Di tingkat ini, alam kecil dan alam besar terhubung rapi. Sehabis ini, tidak
ada hal lain yang tersisa kecuali damai.
Kesempurnaan
Dengan modal kedamaian menawan, kasih sayang bisa menghantar
manusia ke tangga keajaiban yang ke tiga yakni kesempurnaan. Di tingkat
kesembuhan dan kedamaian berlimpah logika dan penelitian yang tersedia sebagai
bahan penjelasan.
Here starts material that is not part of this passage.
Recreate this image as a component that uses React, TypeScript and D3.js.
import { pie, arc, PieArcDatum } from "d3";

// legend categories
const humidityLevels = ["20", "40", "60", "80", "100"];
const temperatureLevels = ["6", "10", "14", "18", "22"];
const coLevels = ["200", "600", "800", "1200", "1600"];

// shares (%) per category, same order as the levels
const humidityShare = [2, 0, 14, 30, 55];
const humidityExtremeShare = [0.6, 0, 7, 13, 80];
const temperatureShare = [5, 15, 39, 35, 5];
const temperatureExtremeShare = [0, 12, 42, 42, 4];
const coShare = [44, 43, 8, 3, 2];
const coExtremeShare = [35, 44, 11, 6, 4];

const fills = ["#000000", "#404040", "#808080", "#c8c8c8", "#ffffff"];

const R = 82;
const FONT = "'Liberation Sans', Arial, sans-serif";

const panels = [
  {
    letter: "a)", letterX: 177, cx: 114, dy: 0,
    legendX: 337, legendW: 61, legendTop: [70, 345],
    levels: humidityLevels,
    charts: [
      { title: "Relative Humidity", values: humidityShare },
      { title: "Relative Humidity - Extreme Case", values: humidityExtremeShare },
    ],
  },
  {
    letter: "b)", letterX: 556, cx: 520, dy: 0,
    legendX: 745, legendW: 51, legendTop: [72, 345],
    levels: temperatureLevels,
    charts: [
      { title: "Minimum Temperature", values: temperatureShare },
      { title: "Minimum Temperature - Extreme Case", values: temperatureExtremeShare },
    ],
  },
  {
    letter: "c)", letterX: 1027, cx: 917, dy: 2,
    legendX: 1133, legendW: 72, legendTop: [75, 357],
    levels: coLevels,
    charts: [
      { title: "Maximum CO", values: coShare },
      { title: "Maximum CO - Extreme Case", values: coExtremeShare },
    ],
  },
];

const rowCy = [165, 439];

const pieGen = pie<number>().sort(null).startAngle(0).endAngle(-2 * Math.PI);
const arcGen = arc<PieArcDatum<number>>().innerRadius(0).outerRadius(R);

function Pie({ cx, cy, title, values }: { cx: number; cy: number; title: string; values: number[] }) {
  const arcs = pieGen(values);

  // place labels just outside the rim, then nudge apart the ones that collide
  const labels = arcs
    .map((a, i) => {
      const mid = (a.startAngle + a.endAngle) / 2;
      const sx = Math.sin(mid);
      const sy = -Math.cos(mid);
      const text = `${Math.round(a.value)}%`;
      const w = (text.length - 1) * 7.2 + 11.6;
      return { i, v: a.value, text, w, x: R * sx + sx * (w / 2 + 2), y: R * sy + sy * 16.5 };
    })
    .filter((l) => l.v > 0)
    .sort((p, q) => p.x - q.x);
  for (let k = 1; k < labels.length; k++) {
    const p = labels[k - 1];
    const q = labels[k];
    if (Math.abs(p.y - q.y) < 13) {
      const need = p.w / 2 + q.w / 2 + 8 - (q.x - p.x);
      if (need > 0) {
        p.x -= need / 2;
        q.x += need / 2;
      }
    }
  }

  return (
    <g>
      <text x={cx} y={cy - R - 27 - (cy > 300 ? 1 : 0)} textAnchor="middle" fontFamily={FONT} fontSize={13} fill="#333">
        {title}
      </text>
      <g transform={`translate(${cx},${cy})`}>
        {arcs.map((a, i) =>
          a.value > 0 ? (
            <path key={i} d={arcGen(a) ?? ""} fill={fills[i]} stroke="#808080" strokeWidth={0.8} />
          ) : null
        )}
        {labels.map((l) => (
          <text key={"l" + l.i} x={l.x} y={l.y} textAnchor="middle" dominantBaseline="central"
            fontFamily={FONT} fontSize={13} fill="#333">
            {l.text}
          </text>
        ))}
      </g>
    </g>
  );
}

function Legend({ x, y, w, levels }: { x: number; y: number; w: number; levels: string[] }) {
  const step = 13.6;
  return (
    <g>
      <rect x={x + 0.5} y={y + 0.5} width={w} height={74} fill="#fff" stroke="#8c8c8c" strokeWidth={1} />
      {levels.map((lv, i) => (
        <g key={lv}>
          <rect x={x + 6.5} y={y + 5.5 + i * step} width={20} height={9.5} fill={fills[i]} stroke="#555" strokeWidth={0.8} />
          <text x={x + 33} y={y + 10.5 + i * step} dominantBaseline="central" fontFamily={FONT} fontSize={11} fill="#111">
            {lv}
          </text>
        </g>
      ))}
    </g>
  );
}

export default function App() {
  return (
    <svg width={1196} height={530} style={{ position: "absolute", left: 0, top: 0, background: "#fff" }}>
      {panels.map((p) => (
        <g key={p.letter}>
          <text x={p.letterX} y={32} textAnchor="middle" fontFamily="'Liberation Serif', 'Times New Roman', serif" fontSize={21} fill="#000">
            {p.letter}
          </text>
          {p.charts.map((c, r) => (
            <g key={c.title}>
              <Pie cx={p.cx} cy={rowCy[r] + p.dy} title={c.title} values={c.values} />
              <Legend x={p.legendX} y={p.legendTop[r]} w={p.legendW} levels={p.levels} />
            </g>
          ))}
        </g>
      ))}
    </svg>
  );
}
Di tingkat kesempurnaan, semua bahasa dan logika manusia
menjadi tangga yang tidak cukup tinggi untuk menjangkau. Itu sebabnya, orang
suci yang sudah sampai di sini semuanya mengenakan bahasa puitik.
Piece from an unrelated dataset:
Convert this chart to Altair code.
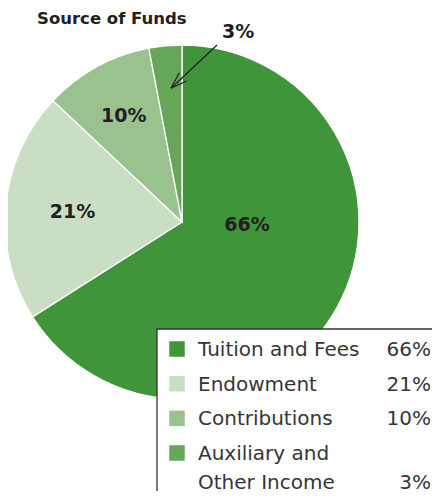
import altair as alt
import pandas as pd

# ---- data ----
categories = ["Tuition and Fees", "Endowment", "Contributions", "Auxiliary and Other Income"]
legend_names = ["Tuition and Fees", "Endowment", "Contributions", "Auxiliary and\nOther Income"]
values = [66, 21, 10, 3]
labels = ["66%", "21%", "10%", "3%"]
colors = ["#40953b", "#c9dec3", "#9ac28e", "#65a659"]
title_text = "Source of Funds"

df = pd.DataFrame({
    "cat": categories,
    "legend": legend_names,
    "value": values,
    "label": labels,
    "pct": ["\n" * n.count("\n") + l for n, l in zip(legend_names, labels)],
    "idx": list(range(len(values))),
})

# ---- layout ----
CX, CY, R = 174, 214, 177
W, H = 424, 483
FONT = "DejaVu Sans"
DARK = "#231f20"
TEXT = "#363636"

theta_scale = alt.Scale(domain=[0, sum(values)], range=[0, 6.283185307])
color_scale = alt.Scale(domain=categories, range=colors)

base = alt.Chart(df)

arc = base.mark_arc(radius=R, stroke="white", strokeWidth=1.3).encode(
    theta=alt.Theta("value:Q", stack=True, scale=theta_scale),
    color=alt.Color("cat:N", scale=color_scale, legend=None),
    order=alt.Order("idx:Q"),
    x=alt.value(CX),
    y=alt.value(CY),
)

stacked = base.transform_window(
    cum="sum(value)", sort=[alt.SortField("idx")], frame=[None, 0]
).transform_calculate(mid="datum.cum - datum.value / 2")


def pie_label(i, r, dx=0, dy=0):
    return stacked.transform_filter(alt.datum.idx == i).mark_text(
        radius=r, dx=dx, dy=dy, font=FONT, fontSize=19, fontWeight="bold", color=DARK,
        align="center", baseline="middle",
    ).encode(
        theta=alt.Theta("mid:Q", scale=theta_scale),
        text="label:N",
        x=alt.value(CX),
        y=alt.value(CY),
    )


labels_layers = [
    pie_label(0, 0, dx=65, dy=3),
    pie_label(1, 110),
    pie_label(2, 121),
    pie_label(3, 190, dx=74, dy=-1),
]

one = alt.Chart(pd.DataFrame({"t": [title_text]}))

title = one.mark_text(
    font=FONT, fontSize=16.5, fontWeight="bold", color=DARK, align="left", baseline="alphabetic"
).encode(text="t:N", x=alt.value(29), y=alt.value(16))

# arrow pointing to the 3% slice
arrow_parts = [
    ((209, 37), (163, 80.3)),
    ((163, 80.3), (171.3, 64.7)),
    ((163, 80.3), (178.7, 73)),
]
arrows = [
    one.mark_rule(color=DARK, strokeWidth=1.2).encode(
        x=alt.value(a[0]), y=alt.value(a[1]), x2=alt.value(b[0]), y2=alt.value(b[1])
    )
    for a, b in arrow_parts
]

# legend box (runs off the right and bottom edges)
box = one.mark_rect(fill="white", stroke="#333333", strokeWidth=1.3).encode(
    x=alt.value(149), y=alt.value(321), x2=alt.value(445), y2=alt.value(505)
)

row_y = alt.Y("idx:Q", scale=alt.Scale(domain=[0, 3], range=[341, 445]), axis=None)

swatch = base.mark_square(size=240, opacity=1).encode(
    x=alt.value(169),
    y=row_y,
    color=alt.Color("cat:N", scale=color_scale, legend=None),
)

leg_text = base.mark_text(
    font=FONT, fontSize=20, color=TEXT, align="left", baseline="alphabetic",
    dy=7, lineBreak="\n", lineHeight=29,
).encode(x=alt.value(190), y=row_y, text="legend:N")

leg_pct = base.mark_text(
    font=FONT, fontSize=20, color=TEXT, align="right", baseline="alphabetic",
    dy=7, lineBreak="\n", lineHeight=29,
).encode(x=alt.value(423), y=row_y, text="pct:N")

chart = alt.layer(
    arc, *labels_layers, title, *arrows, box, swatch, leg_text, leg_pct
).properties(
    width=W, height=H, padding=0, autosize=alt.AutoSizeParams(type="none")
).configure_view(strokeWidth=0)

chart.save("out.html", embed_options={"renderer": "svg", "actions": False})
Salah satu Guru suci pernah berpesan seperti ini:
"Awalnya suka cita. Di tengah suka cita. Di akhir juga suka cita". Di
tingkat kesempurnaan, semua dilihat dan diperlakukan dengan suka cita sehingga
kehidupan tidak punya wajah lain selain suka cita. Bedanya suka cita di tingkat
kesempurnaan dengan suka cita orang biasa, suka cita di tingkat kesempurnaan
menjadi ibu bagi lahirnya bayi indah bernama kasih sayang. Makanya, salah satu
arti buku suci adalah kerinduan mendalam akan kasih sayang (a crying for
compassion).
Dengan kata lain, buku suci lahir dari kerinduan
mendalam akan kasih sayang. Ia serupa seorang Ibu yang rindu akan anak-anaknya,
sekaligus datang dengan tangan mendekap untuk menenangkan sekaligus
menyelamatkan. Itu sebabnya, di banyak tradisi disarankan menghormati buku suci
sebaik manusia menghormati ibu kandungnya.
Menitipkan Masa Depan
Kembali ke cerita awal tentang kerumitan yang
meningkat di mana-mana, salah satu sebab dominannya karena dunia tanpa
pemimpin. Sulit menyangkal, zaman ini sangat mengagumi Mahatma Gandhi, Nelson
Mandela, Bunda Teresa, YM Dalai Lama. Dan yang serupa dalam tokoh-tokoh ini
sederhana, semuanya berpengaruh karena kedalaman kasih sayang. Dalam studi
mendalam tentang kepemimpinan, sudah lama ditemukan bahwa intisari kepemimpinan
terletak pada kemampuan "mempengaruhi& quot;. Dan kemampuan
mempengaruhi sangat ditentukan oleh seberapa indah hati seseorang dihiasi oleh
kasih sayang. Kepada orang-orang seperti inilah masa depan akan dititipkan.